DESCRIPTION OF THE TASK →
Once the pictures are set aside, transcribe the remaining data exactly.

GIVEN INFORMATION →
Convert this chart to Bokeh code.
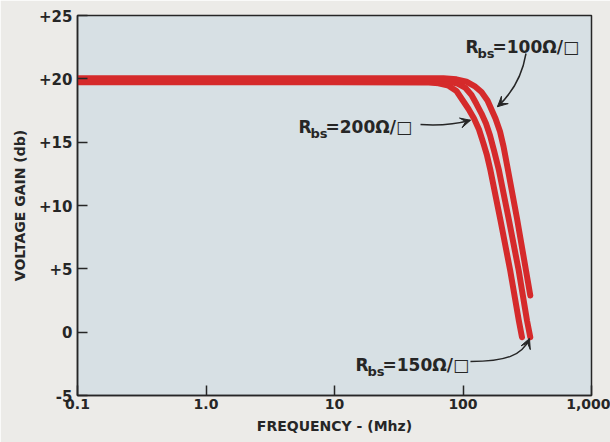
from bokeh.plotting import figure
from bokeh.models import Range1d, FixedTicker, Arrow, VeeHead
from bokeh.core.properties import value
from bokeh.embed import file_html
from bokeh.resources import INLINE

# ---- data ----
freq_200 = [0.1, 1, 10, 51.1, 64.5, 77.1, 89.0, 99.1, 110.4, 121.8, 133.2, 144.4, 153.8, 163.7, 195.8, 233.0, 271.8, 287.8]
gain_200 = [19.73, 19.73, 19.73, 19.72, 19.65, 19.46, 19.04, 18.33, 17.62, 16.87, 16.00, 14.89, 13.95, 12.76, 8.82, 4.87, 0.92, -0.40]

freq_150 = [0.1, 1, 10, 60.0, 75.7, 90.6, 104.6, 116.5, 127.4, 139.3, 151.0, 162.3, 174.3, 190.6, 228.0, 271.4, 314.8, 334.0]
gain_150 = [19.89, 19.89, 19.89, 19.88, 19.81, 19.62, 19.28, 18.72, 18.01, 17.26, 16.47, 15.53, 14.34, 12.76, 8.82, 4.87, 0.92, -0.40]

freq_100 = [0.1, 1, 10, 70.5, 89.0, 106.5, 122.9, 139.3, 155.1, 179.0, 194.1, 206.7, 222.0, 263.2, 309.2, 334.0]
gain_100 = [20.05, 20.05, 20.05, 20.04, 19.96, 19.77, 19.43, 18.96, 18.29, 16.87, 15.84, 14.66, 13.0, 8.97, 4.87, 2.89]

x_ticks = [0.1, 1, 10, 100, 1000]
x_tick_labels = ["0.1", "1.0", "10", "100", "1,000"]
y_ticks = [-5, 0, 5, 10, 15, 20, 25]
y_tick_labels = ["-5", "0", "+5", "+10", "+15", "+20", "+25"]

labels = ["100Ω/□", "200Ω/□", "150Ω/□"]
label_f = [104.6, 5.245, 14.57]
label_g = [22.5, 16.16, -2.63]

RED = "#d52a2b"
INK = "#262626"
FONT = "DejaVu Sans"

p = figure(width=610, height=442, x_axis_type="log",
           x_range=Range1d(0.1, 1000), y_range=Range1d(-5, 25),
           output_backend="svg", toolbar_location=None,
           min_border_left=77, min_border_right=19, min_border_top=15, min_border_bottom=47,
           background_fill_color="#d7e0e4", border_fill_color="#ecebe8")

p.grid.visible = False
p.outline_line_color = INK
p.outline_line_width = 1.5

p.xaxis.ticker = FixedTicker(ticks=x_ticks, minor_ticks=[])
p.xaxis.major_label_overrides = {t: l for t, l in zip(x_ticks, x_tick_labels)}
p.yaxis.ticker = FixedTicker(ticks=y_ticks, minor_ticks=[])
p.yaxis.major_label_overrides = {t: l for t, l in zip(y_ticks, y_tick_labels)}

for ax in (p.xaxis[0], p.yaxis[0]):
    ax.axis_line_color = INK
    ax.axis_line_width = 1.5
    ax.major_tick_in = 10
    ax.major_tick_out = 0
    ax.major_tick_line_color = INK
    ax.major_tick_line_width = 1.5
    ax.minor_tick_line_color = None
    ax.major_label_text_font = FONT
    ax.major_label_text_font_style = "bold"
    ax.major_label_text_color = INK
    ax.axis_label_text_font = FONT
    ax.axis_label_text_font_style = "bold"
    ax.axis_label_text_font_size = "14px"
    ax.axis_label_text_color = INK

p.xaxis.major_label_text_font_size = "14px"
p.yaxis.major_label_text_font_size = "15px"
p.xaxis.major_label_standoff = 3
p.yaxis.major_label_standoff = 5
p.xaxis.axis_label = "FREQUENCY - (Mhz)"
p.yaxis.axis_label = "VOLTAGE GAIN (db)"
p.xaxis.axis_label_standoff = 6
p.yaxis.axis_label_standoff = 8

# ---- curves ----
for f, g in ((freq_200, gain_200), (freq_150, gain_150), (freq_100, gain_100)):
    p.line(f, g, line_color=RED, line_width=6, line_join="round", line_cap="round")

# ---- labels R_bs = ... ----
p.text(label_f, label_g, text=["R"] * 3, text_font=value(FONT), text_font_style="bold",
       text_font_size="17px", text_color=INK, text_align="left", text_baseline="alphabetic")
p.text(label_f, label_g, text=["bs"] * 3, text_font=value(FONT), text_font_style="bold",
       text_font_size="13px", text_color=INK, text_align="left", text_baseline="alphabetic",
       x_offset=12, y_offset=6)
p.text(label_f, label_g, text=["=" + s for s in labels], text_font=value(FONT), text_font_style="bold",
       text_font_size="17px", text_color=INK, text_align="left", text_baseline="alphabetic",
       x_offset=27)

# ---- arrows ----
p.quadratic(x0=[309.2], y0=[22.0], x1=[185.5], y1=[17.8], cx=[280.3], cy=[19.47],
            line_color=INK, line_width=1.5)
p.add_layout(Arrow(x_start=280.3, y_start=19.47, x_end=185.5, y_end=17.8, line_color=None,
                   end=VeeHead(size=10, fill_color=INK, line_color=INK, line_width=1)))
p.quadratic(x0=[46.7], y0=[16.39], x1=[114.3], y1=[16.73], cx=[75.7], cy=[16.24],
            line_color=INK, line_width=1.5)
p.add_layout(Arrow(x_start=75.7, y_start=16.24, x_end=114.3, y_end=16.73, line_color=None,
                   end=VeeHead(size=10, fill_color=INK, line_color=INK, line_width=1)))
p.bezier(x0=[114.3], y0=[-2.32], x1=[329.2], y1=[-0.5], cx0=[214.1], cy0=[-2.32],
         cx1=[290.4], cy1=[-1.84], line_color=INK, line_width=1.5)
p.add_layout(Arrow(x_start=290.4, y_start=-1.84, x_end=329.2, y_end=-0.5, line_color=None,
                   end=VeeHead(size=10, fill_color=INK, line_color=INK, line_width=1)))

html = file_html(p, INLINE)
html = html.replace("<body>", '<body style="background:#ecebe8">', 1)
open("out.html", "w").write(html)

THE RESPONSE →
Convert this chart to Bokeh code.
from bokeh.plotting import figure
from bokeh.models import Range1d, FixedTicker, Arrow, VeeHead
from bokeh.core.properties import value
from bokeh.embed import file_html
from bokeh.resources import INLINE

# ---- data ----
freq_200 = [0.1, 1, 10, 51.1, 64.5, 77.1, 89.0, 99.1, 110.4, 121.8, 133.2, 144.4, 153.8, 163.7, 195.8, 233.0, 271.8, 287.8]
gain_200 = [19.73, 19.73, 19.73, 19.72, 19.65, 19.46, 19.04, 18.33, 17.62, 16.87, 16.00, 14.89, 13.95, 12.76, 8.82, 4.87, 0.92, -0.40]

freq_150 = [0.1, 1, 10, 60.0, 75.7, 90.6, 104.6, 116.5, 127.4, 139.3, 151.0, 162.3, 174.3, 190.6, 228.0, 271.4, 314.8, 334.0]
gain_150 = [19.89, 19.89, 19.89, 19.88, 19.81, 19.62, 19.28, 18.72, 18.01, 17.26, 16.47, 15.53, 14.34, 12.76, 8.82, 4.87, 0.92, -0.40]

freq_100 = [0.1, 1, 10, 70.5, 89.0, 106.5, 122.9, 139.3, 155.1, 179.0, 194.1, 206.7, 222.0, 263.2, 309.2, 334.0]
gain_100 = [20.05, 20.05, 20.05, 20.04, 19.96, 19.77, 19.43, 18.96, 18.29, 16.87, 15.84, 14.66, 13.0, 8.97, 4.87, 2.89]

x_ticks = [0.1, 1, 10, 100, 1000]
x_tick_labels = ["0.1", "1.0", "10", "100", "1,000"]
y_ticks = [-5, 0, 5, 10, 15, 20, 25]
y_tick_labels = ["-5", "0", "+5", "+10", "+15", "+20", "+25"]

labels = ["100Ω/□", "200Ω/□", "150Ω/□"]
label_f = [104.6, 5.245, 14.57]
label_g = [22.5, 16.16, -2.63]

RED = "#d52a2b"
INK = "#262626"
FONT = "DejaVu Sans"

p = figure(width=610, height=442, x_axis_type="log",
           x_range=Range1d(0.1, 1000), y_range=Range1d(-5, 25),
           output_backend="svg", toolbar_location=None,
           min_border_left=77, min_border_right=19, min_border_top=15, min_border_bottom=47,
           background_fill_color="#d7e0e4", border_fill_color="#ecebe8")

p.grid.visible = False
p.outline_line_color = INK
p.outline_line_width = 1.5

p.xaxis.ticker = FixedTicker(ticks=x_ticks, minor_ticks=[])
p.xaxis.major_label_overrides = {t: l for t, l in zip(x_ticks, x_tick_labels)}
p.yaxis.ticker = FixedTicker(ticks=y_ticks, minor_ticks=[])
p.yaxis.major_label_overrides = {t: l for t, l in zip(y_ticks, y_tick_labels)}

for ax in (p.xaxis[0], p.yaxis[0]):
    ax.axis_line_color = INK
    ax.axis_line_width = 1.5
    ax.major_tick_in = 10
    ax.major_tick_out = 0
    ax.major_tick_line_color = INK
    ax.major_tick_line_width = 1.5
    ax.minor_tick_line_color = None
    ax.major_label_text_font = FONT
    ax.major_label_text_font_style = "bold"
    ax.major_label_text_color = INK
    ax.axis_label_text_font = FONT
    ax.axis_label_text_font_style = "bold"
    ax.axis_label_text_font_size = "14px"
    ax.axis_label_text_color = INK

p.xaxis.major_label_text_font_size = "14px"
p.yaxis.major_label_text_font_size = "15px"
p.xaxis.major_label_standoff = 3
p.yaxis.major_label_standoff = 5
p.xaxis.axis_label = "FREQUENCY - (Mhz)"
p.yaxis.axis_label = "VOLTAGE GAIN (db)"
p.xaxis.axis_label_standoff = 6
p.yaxis.axis_label_standoff = 8

# ---- curves ----
for f, g in ((freq_200, gain_200), (freq_150, gain_150), (freq_100, gain_100)):
    p.line(f, g, line_color=RED, line_width=6, line_join="round", line_cap="round")

# ---- labels R_bs = ... ----
p.text(label_f, label_g, text=["R"] * 3, text_font=value(FONT), text_font_style="bold",
       text_font_size="17px", text_color=INK, text_align="left", text_baseline="alphabetic")
p.text(label_f, label_g, text=["bs"] * 3, text_font=value(FONT), text_font_style="bold",
       text_font_size="13px", text_color=INK, text_align="left", text_baseline="alphabetic",
       x_offset=12, y_offset=6)
p.text(label_f, label_g, text=["=" + s for s in labels], text_font=value(FONT), text_font_style="bold",
       text_font_size="17px", text_color=INK, text_align="left", text_baseline="alphabetic",
       x_offset=27)

# ---- arrows ----
p.quadratic(x0=[309.2], y0=[22.0], x1=[185.5], y1=[17.8], cx=[280.3], cy=[19.47],
            line_color=INK, line_width=1.5)
p.add_layout(Arrow(x_start=280.3, y_start=19.47, x_end=185.5, y_end=17.8, line_color=None,
                   end=VeeHead(size=10, fill_color=INK, line_color=INK, line_width=1)))
p.quadratic(x0=[46.7], y0=[16.39], x1=[114.3], y1=[16.73], cx=[75.7], cy=[16.24],
            line_color=INK, line_width=1.5)
p.add_layout(Arrow(x_start=75.7, y_start=16.24, x_end=114.3, y_end=16.73, line_color=None,
                   end=VeeHead(size=10, fill_color=INK, line_color=INK, line_width=1)))
p.bezier(x0=[114.3], y0=[-2.32], x1=[329.2], y1=[-0.5], cx0=[214.1], cy0=[-2.32],
         cx1=[290.4], cy1=[-1.84], line_color=INK, line_width=1.5)
p.add_layout(Arrow(x_start=290.4, y_start=-1.84, x_end=329.2, y_end=-0.5, line_color=None,
                   end=VeeHead(size=10, fill_color=INK, line_color=INK, line_width=1)))

html = file_html(p, INLINE)
html = html.replace("<body>", '<body style="background:#ecebe8">', 1)
open("out.html", "w").write(html)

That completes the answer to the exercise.